* [WRITTEN REQUEST]
Please, without the pictures, retype exactly the lines from the start of the material through the line that holds "const dayLabel = '14.';".

* [DATA ENTRIES]
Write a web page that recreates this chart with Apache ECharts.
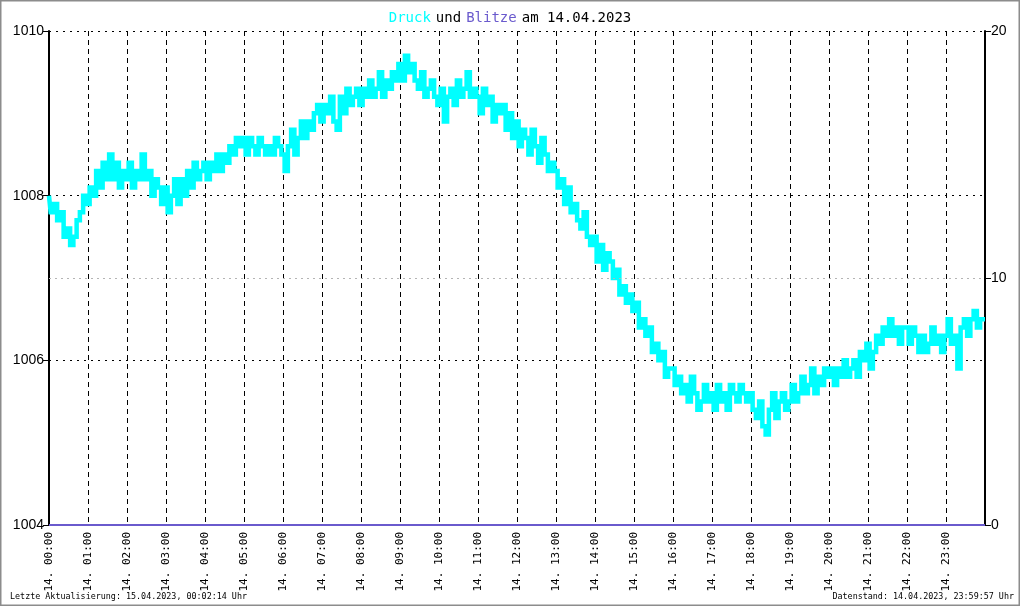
<!DOCTYPE html>
<html>
<head>
<meta charset="utf-8">
<script src="https://cdn.jsdelivr.net/npm/echarts@6/dist/echarts.min.js"></script>
<style>
html,body{margin:0;padding:0;background:#fff;}
#chart{width:1020px;height:606px;}
</style>
</head>
<body>
<div id="chart"></div>
<script>
// Titles / texts
const titleDate = '14.04.2023';
const footerLeft = 'Letzte Aktualisierung: 15.04.2023, 00:02:14 Uhr';
const footerRight = 'Datenstand: 14.04.2023, 23:59:57 Uhr';
const dayLabel = '14.';

// Pressure (hPa), 5-minute samples, one row per hour 00..23
const druck = [
  1008.0,1007.8,1007.9,1007.7,1007.8,1007.5,1007.6,1007.4,1007.5,1007.7,1007.8,1008.0,
  1007.9,1008.1,1008.0,1008.3,1008.1,1008.4,1008.2,1008.5,1008.2,1008.4,1008.1,1008.3,
  1008.2,1008.4,1008.1,1008.3,1008.2,1008.5,1008.2,1008.3,1008.0,1008.2,1008.1,1007.9,
  1008.1,1007.8,1008.0,1008.2,1007.9,1008.2,1008.0,1008.3,1008.1,1008.4,1008.2,1008.3,
  1008.4,1008.2,1008.4,1008.3,1008.5,1008.3,1008.5,1008.4,1008.6,1008.5,1008.7,1008.6,
  1008.7,1008.5,1008.7,1008.6,1008.5,1008.7,1008.6,1008.5,1008.6,1008.5,1008.7,1008.6,
  1008.5,1008.3,1008.6,1008.8,1008.5,1008.7,1008.9,1008.7,1008.9,1008.8,1009.0,1009.1,
  1008.9,1009.1,1009.0,1009.2,1008.9,1008.8,1009.2,1009.0,1009.3,1009.1,1009.2,1009.3,
  1009.1,1009.3,1009.2,1009.4,1009.2,1009.3,1009.5,1009.2,1009.4,1009.3,1009.5,1009.4,
  1009.6,1009.4,1009.7,1009.5,1009.6,1009.4,1009.3,1009.5,1009.2,1009.3,1009.4,1009.2,
  1009.1,1009.3,1008.9,1009.2,1009.3,1009.1,1009.4,1009.2,1009.3,1009.5,1009.2,1009.3,
  1009.2,1009.0,1009.3,1009.1,1009.2,1008.9,1009.1,1009.0,1009.1,1008.8,1009.0,1008.7,
  1008.9,1008.6,1008.8,1008.7,1008.5,1008.8,1008.6,1008.4,1008.7,1008.5,1008.3,1008.4,
  1008.3,1008.1,1008.2,1007.9,1008.1,1007.8,1007.9,1007.7,1007.6,1007.8,1007.5,1007.4,
  1007.5,1007.2,1007.4,1007.1,1007.3,1007.2,1007.0,1007.1,1006.8,1006.9,1006.7,1006.8,
  1006.6,1006.7,1006.4,1006.5,1006.3,1006.4,1006.1,1006.2,1006.0,1006.1,1005.8,1005.9,
  1005.9,1005.7,1005.8,1005.6,1005.7,1005.5,1005.8,1005.6,1005.4,1005.5,1005.7,1005.5,
  1005.6,1005.4,1005.7,1005.5,1005.6,1005.4,1005.7,1005.6,1005.5,1005.7,1005.6,1005.5,
  1005.6,1005.4,1005.3,1005.5,1005.2,1005.1,1005.4,1005.6,1005.3,1005.5,1005.6,1005.4,
  1005.5,1005.7,1005.5,1005.6,1005.8,1005.6,1005.7,1005.9,1005.6,1005.8,1005.7,1005.9,
  1005.8,1005.9,1005.7,1005.9,1005.8,1006.0,1005.8,1005.9,1006.0,1005.8,1006.1,1006.0,
  1006.2,1005.9,1006.1,1006.3,1006.2,1006.4,1006.3,1006.5,1006.3,1006.4,1006.2,1006.4,
  1006.4,1006.2,1006.4,1006.3,1006.1,1006.3,1006.1,1006.2,1006.4,1006.2,1006.3,1006.1,
  1006.3,1006.5,1006.2,1006.3,1005.9,1006.4,1006.5,1006.3,1006.5,1006.6,1006.4,1006.5
];
const sampleMinutes = 5;

// Lightning counts per hour (none)
const blitzeHours = [0,1,2,3,4,5,6,7,8,9,10,11,12,13,14,15,16,17,18,19,20,21,22,23,24];
const blitze =      [0,0,0,0,0,0,0,0,0,0,0,0,0,0,0,0,0,0,0,0,0,0,0,0,0];

// Axis ticks
const druckTicks = [1004, 1006, 1008, 1010];
const blitzeTicks = [0, 10, 20];

const druckData = druck.map((v, i) => [i * sampleMinutes, v]);
druckData.push([1440, druck[druck.length - 1]]);
const blitzeData = blitzeHours.map((h, i) => [h * 60, blitze[i]]);

const chart = echarts.init(document.getElementById('chart'), null, {renderer: 'canvas'});
const mono = 'DejaVu Sans Mono';
const option = {
  animation: false,
  backgroundColor: '#ffffff',
  title: {
    text: '{c|Druck} {k|und} {b|Blitze} {k|am ' + titleDate + '}',
    left: 'center',
    top: 4,
    textStyle: {
      fontWeight: 'normal',
      rich: {
        c: {color: '#00ffff', fontFamily: mono, fontSize: 14, fontWeight: 'normal'},
        b: {color: '#6a5acd', fontFamily: mono, fontSize: 14, fontWeight: 'normal'},
        k: {color: '#000000', fontFamily: mono, fontSize: 14, fontWeight: 'normal'}
      }
    }
  },
  graphic: [
    {type: 'rect', shape: {x: 0, y: 0, width: 1020, height: 606}, style: {fill: 'none', stroke: '#8c8c8c', lineWidth: 3}, silent: true, z: 100},
    {type: 'text', left: 10, top: 593, style: {text: footerLeft, font: '8.4px "DejaVu Sans Mono"', fill: '#000'}},
    {type: 'text', right: 6, top: 593, style: {text: footerRight, font: '8.4px "DejaVu Sans Mono"', fill: '#000', textAlign: 'right'}}
  ],
  grid: {left: 49, right: 35, top: 31, bottom: 81, containLabel: false},
  xAxis: {
    type: 'value', min: 0, max: 1440, interval: 60,
    axisLine: {show: true, lineStyle: {color: '#000', width: 1}},
    axisTick: {show: false},
    splitLine: {show: true, lineStyle: {color: '#000', type: [5, 4], width: 1}},
    axisLabel: {
      rotate: 90, margin: 7, color: '#000', fontFamily: mono, fontSize: 11,
      formatter: v => v >= 1440 ? '' : dayLabel + ' ' + String(Math.floor(v / 60)).padStart(2, '0') + ':00'
    }
  },
  yAxis: [
    {
      type: 'value', min: druckTicks[0], max: druckTicks[druckTicks.length - 1], interval: 2,
      position: 'left',
      axisLine: {show: true, lineStyle: {color: '#000', width: 2}},
      axisTick: {show: true, inside: false, length: 6, lineStyle: {color: '#000', width: 1}},
      axisLabel: {color: '#000', fontFamily: 'Liberation Sans', fontSize: 14, margin: 5, formatter: v => String(v)},
      splitLine: {show: true, lineStyle: {color: '#000', type: [2, 5], width: 1}}
    },
    {
      type: 'value', min: blitzeTicks[0], max: blitzeTicks[blitzeTicks.length - 1], interval: 10,
      position: 'right',
      axisLine: {show: true, lineStyle: {color: '#000', width: 2}},
      axisTick: {show: true, inside: false, length: 6, lineStyle: {color: '#000', width: 1}},
      axisLabel: {color: '#000', fontFamily: 'Liberation Sans', fontSize: 14, margin: 6, formatter: v => String(v)},
      splitLine: {show: false}
    }
  ],
  series: [
    {
      name: 'Blitze', type: 'line', yAxisIndex: 1, data: blitzeData,
      showSymbol: false, lineStyle: {color: '#6a5acd', width: 2}, z: 3,
      markLine: {
        silent: true, symbol: 'none', label: {show: false},
        lineStyle: {color: '#b4b4b4', type: [2, 4], width: 1},
        data: [{yAxis: blitzeTicks[1]}]
      }
    },
    {
      name: 'Druck', type: 'line', yAxisIndex: 0, data: druckData,
      showSymbol: false, step: 'middle',
      lineStyle: {color: '#00ffff', width: 4.5, join: 'miter', cap: 'butt'}, z: 4
    }
  ]
};
chart.setOption(option);
</script>
</body>
</html>
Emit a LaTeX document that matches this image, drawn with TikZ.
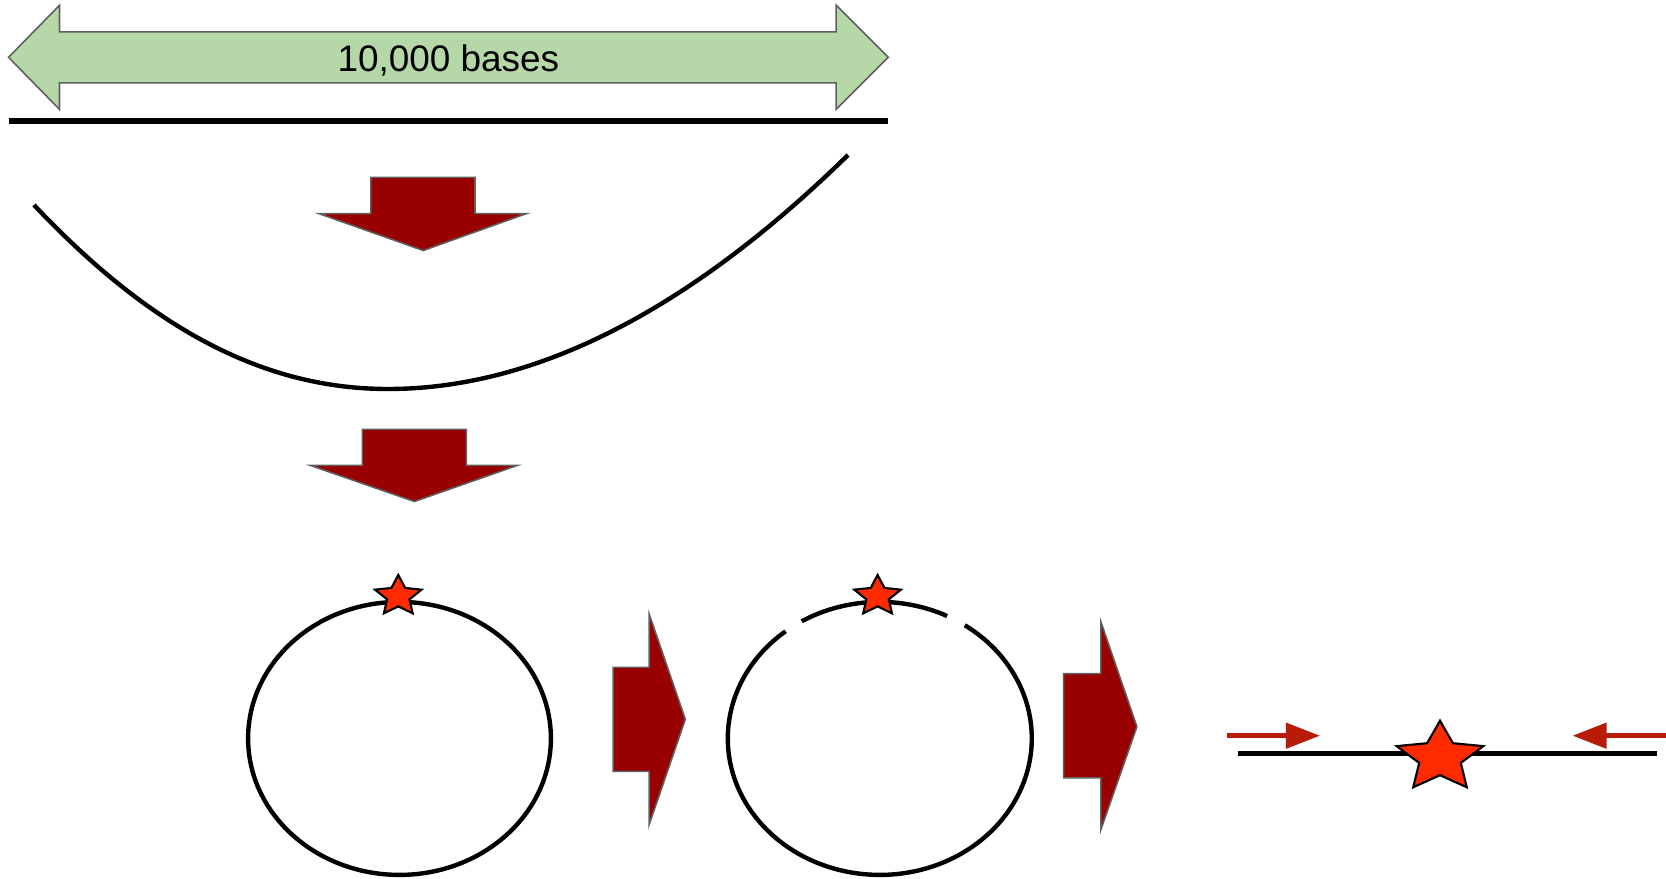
\documentclass[tikz,border=0pt]{standalone}
\usepackage{fontspec}
\setmainfont{Liberation Sans}
\usetikzlibrary{arrows.meta}
\definecolor{arrowred}{HTML}{990000}
\definecolor{pointred}{HTML}{B81C08}
\definecolor{starred}{HTML}{FF2A00}
\definecolor{basegreen}{HTML}{B6D7A8}
\definecolor{edgegray}{HTML}{5F5F5F}

\begin{document}
\begin{tikzpicture}[x=0.01cm,y=-0.01cm,
    bigarrow/.style={fill=arrowred,draw=edgegray,line width=0.45pt},
    dna/.style={line width=1.25pt},
    redstar/.style={fill=starred,draw=black,line width=0.6pt},
    pointer/.style={draw=pointred,line width=1.3pt,-{Triangle[length=0.34cm,width=0.25cm]}}]
                \useasboundingbox (0,0) rectangle (1666,879);

                % length of the strand
                \draw[fill=basegreen,draw=edgegray,line width=0.45pt] (8.5,57.3) -- (59.5,5.3) -- (59.5,31.9) -- (836.2,31.9) -- (836.2,5.3) -- (888.3,57.3) -- (836.2,109.4) -- (836.2,82.9) -- (59.5,82.9) -- (59.5,109.4) -- cycle;
                \node[inner sep=0,anchor=base,font=\fontsize{10.5}{12}\selectfont] (bases) at (448.4,71.2) {10,000 bases};
                \draw[line width=1.9pt] (8.5,121.1) -- (888.3,121.1);

                % bending
                \draw[bigarrow] (370.8,177.4) -- (475,177.4) -- (475,213.6) -- (526.5,213.6) -- (423.2,250.5) -- (318.9,213.6) -- (370.8,213.6) -- cycle;
                \draw[dna] (34,205) .. controls (152,330) and (265,389) .. (388,389) .. controls (545,389) and (700,300) .. (848,155);
                \draw[bigarrow] (362.3,429.3) -- (466.4,429.3) -- (466.4,465.4) -- (517.4,465.4) -- (414.4,501.5) -- (310.3,465.4) -- (362.3,465.4) -- cycle;

                % closed ring
                \draw[dna] (399.5,738.4) ellipse [x radius=151.4, y radius=136.5];
                \draw[bigarrow] (613.1,667.3) -- (649.2,667.3) -- (649.2,614.1) -- (685.3,719.3) -- (649.2,824.5) -- (649.2,771.4) -- (613.1,771.4) -- cycle;

                % cut ring
                \draw[dna] (879.8,738.4) ++(-63.7:152 and 136.5) arc[start angle=-63.7, end angle=-120.9, x radius=152, y radius=136.5];
                \draw[dna] (879.8,738.4) ++(-128.3:152 and 136.5) arc[start angle=-128.3, end angle=-416, x radius=152, y radius=136.5];
                \draw[bigarrow] (1063.6,673.6) -- (1100.8,673.6) -- (1100.8,621.6) -- (1136.9,726.7) -- (1100.8,829.8) -- (1100.8,777.8) -- (1063.6,777.8) -- cycle;

                % opened strand
                \draw[dna] (1237.8,753.3) -- (1656.6,753.3);
                \draw[pointer] (1226.7,735.7) -- (1320,735.7);
                \draw[pointer] (1666,735.7) -- (1572.5,735.7);

                \foreach \cx/\cy/\rx/\ry in {398.3/596.2/24.5/21.2, 877.6/596.2/24.5/21.2, 1440/757.5/45.6/36.8}
                    \draw[redstar] plot[samples at={0,...,9}] ({\cx+\rx*(1-0.52*mod(\x,2))*cos(90+36*\x)}, {\cy-\ry*(1-0.52*mod(\x,2))*sin(90+36*\x)}) -- cycle;
            \end{tikzpicture}
\end{document}
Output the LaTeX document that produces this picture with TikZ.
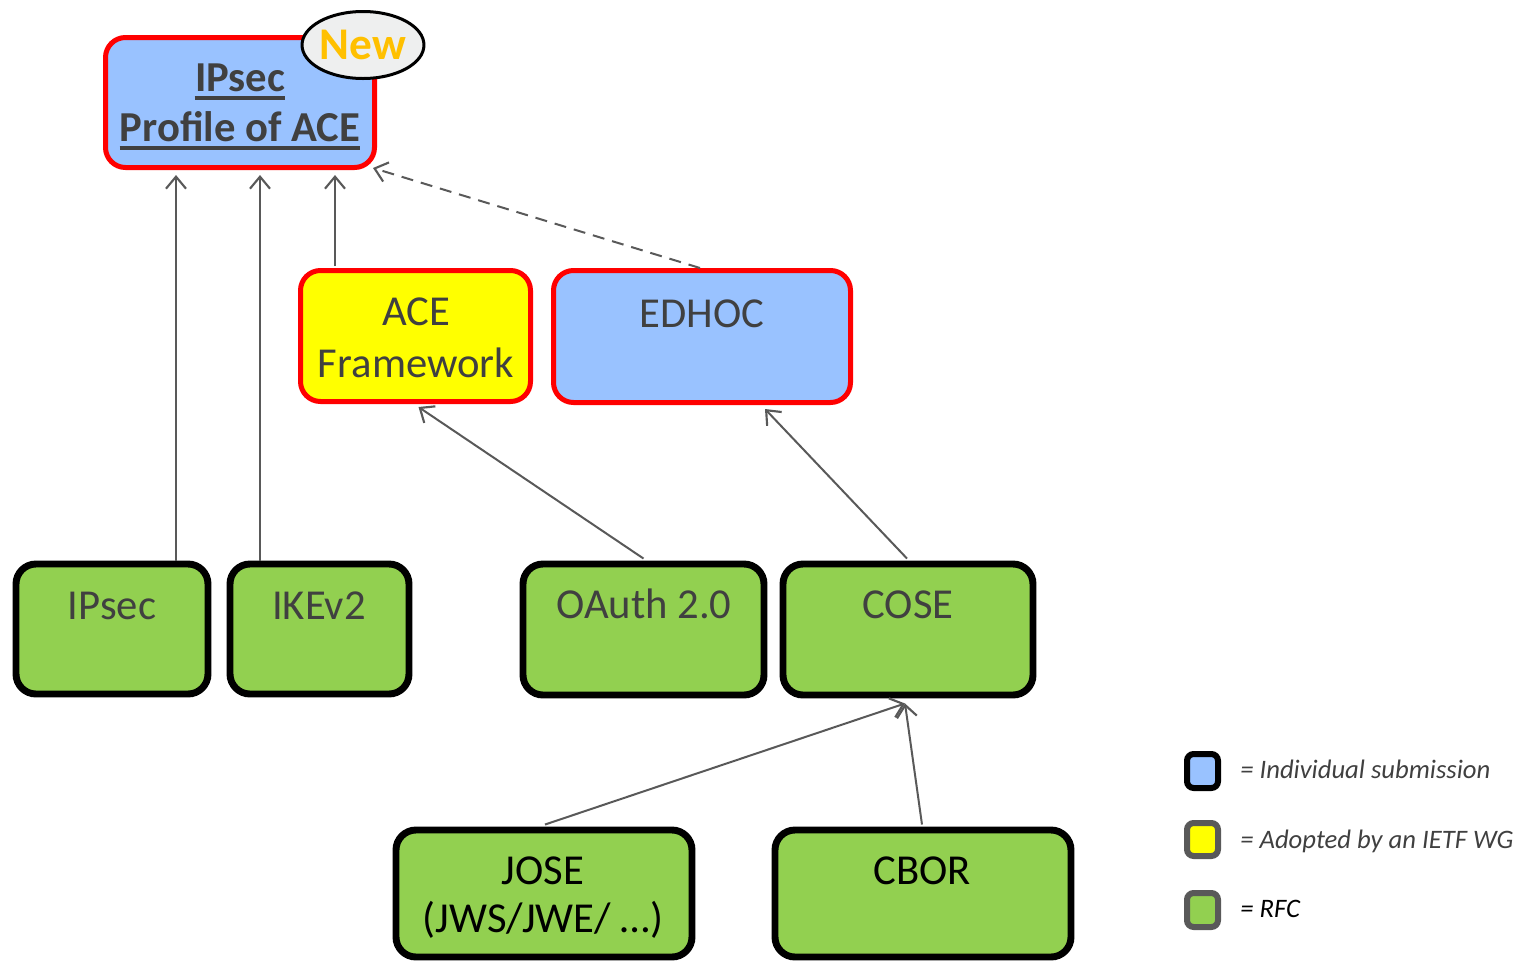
\documentclass[tikz,border=0pt]{standalone}
\usepackage{fontspec}
\setmainfont{Carlito}
\usetikzlibrary{arrows.meta,fit,shapes.geometric,calc}
\definecolor{txtgray}{HTML}{404040}
\definecolor{arrgray}{HTML}{595959}
\definecolor{bluefill}{HTML}{99C2FF}
\definecolor{yellowfill}{HTML}{FFFF00}
\definecolor{greenfill}{HTML}{92D050}
\definecolor{redline}{HTML}{FF0000}
\definecolor{newfill}{HTML}{EEEFEF}
\definecolor{neworange}{HTML}{FFC000}
\tikzset{
  box/.style={draw, rounded corners=15pt, inner sep=0pt},
  redbox/.style={box, draw=redline, line width=3.75pt},
  rfcbox/.style={box, draw=black, line width=5.2pt, fill=greenfill},
  lbl/.style={anchor=base, font=\fontsize{32}{38}\selectfont, text=txtgray, inner sep=0pt},
  blbl/.style={lbl, text=black},
  uline/.style={draw=txtgray, line width=3pt},
  dep/.style={draw=arrgray, line width=1.5pt, -{Straight Barb[length=9pt,width=15pt,line width=1.6pt]}},
  legsq/.style={draw, rounded corners=5pt, line width=4.5pt, inner sep=0pt},
  legtxt/.style={anchor=base west, font=\fontsize{20}{24}\selectfont\itshape, text=txtgray, inner sep=0pt}
}
\begin{document}
\begin{tikzpicture}[x=0.75pt,y=-0.75pt]
\useasboundingbox (0,0) rectangle (1529,961);
\clip (0,0) rectangle (1529,961);
% boxes
\node[redbox, fill=bluefill, fit={(105.5,37.5) (374.5,167.5)}] (prof) {};
\node[redbox, fill=yellowfill, fit={(300.5,270.5) (530.5,401.5)}] (ace) {};
\node[redbox, fill=bluefill, fit={(553.5,270.5) (850.5,402.5)}] (edhoc) {};
\node[rfcbox, fit={(16,564) (208,694)}] (ipsec) {};
\node[rfcbox, fit={(230,564) (409,694)}] (ikev) {};
\node[rfcbox, fit={(523,564) (764,695)}] (oauth) {};
\node[rfcbox, fit={(783,564) (1033,695)}] (cose) {};
\node[rfcbox, fit={(396,830) (692,957)}] (jose) {};
\node[rfcbox, fit={(775,830) (1071,957)}] (cbor) {};
% new badge
\node[ellipse, draw=black, line width=2.25pt, fill=newfill, minimum width=89.25pt, minimum height=50.25pt, inner sep=0pt,
      text=neworange, font=\fontsize{34}{40}\selectfont\bfseries] (new) at (363,45) {New};
% labels
\node[lbl, font=\fontsize{32}{38}\selectfont\bfseries] (t1) at (240,91) {IPsec};
\node[lbl, font=\fontsize{32}{38}\selectfont\bfseries] (t2) at (240,141) {Profile of ACE};
\draw[uline] ($(t1.base west)+(0,7)$) -- ($(t1.base east)+(0,7)$);
\draw[uline] ($(t2.base west)+(0,7)$) -- ($(t2.base east)+(0,7)$);
\node[lbl] (t3) at (416,325) {ACE};
\node[lbl] (t4) at (416,377) {Framework};
\node[lbl] (t5) at (702,327) {EDHOC};
\node[lbl] (t6) at (112,619) {IPsec};
\node[lbl] (t7) at (319,619) {IKEv2};
\node[lbl] (t8) at (644,618) {OAuth 2.0};
\node[lbl] (t9) at (908,618) {COSE};
\node[blbl] (t10) at (543,884) {JOSE};
\node[blbl] (t11) at (543,932) {(JWS/JWE/ …)};
\node[blbl] (t12) at (922,884) {CBOR};
% connectors
\draw[dep] ($(ipsec.north)+(64,0)$) -- ($(prof.south)+(-64,5)$);
\draw[dep] ($(ikev.north)+(-59.5,0)$) -- ($(prof.south)+(20,5)$);
\draw[dep] ($(ace.north)+(-80.5,-2)$) -- ($(prof.south)+(95,5)$);
\draw[dep, dash pattern=on 9pt off 6pt] ($(edhoc.north)+(-2,0)$) -- ($(prof.south east)+(-4,-2)$);
\draw[dep] ($(oauth.north)+(0,-2)$) -- ($(ace.south)+(3,3)$);
\draw[dep] ($(cose.north)+(-1,-2)$) -- ($(edhoc.south)+(63,4)$);
\draw[dep] ($(jose.north)+(1,-2)$) -- ($(cose.south)+(-3,5)$);
\draw[dep] ($(cbor.north)+(-1,-2)$) -- ($(cose.south)+(-3,5)$);
% legend
\node[legsq, draw=black, fill=bluefill, fit={(1187,754) (1218,788)}] (lg1) {};
\node[legsq, draw=arrgray, fill=yellowfill, fit={(1187,823) (1218,856)}] (lg2) {};
\node[legsq, draw=arrgray, fill=greenfill, fit={(1187,893) (1218,927)}] (lg3) {};
\node[legtxt] (lt1) at (1240,778) {= Individual submission};
\node[legtxt] (lt2) at (1240,848) {= Adopted by an IETF WG};
\node[legtxt, text=black] (lt3) at (1240,917) {= RFC};
\end{tikzpicture}
\end{document}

* [RESULT OF THIS TASK]
Write a web page that recreates this chart with Apache ECharts.
<!DOCTYPE html>
<html>
<head>
<meta charset="utf-8">
<script src="https://cdn.jsdelivr.net/npm/echarts@6/dist/echarts.min.js"></script>
<style>
html,body{margin:0;padding:0;background:#fff;}
#chart{width:1020px;height:606px;}
</style>
</head>
<body>
<div id="chart"></div>
<script>
// Titles / texts
const titleDate = '14.04.2023';
const footerLeft = 'Letzte Aktualisierung: 15.04.2023, 00:02:14 Uhr';
const footerRight = 'Datenstand: 14.04.2023, 23:59:57 Uhr';
const dayLabel = '14.';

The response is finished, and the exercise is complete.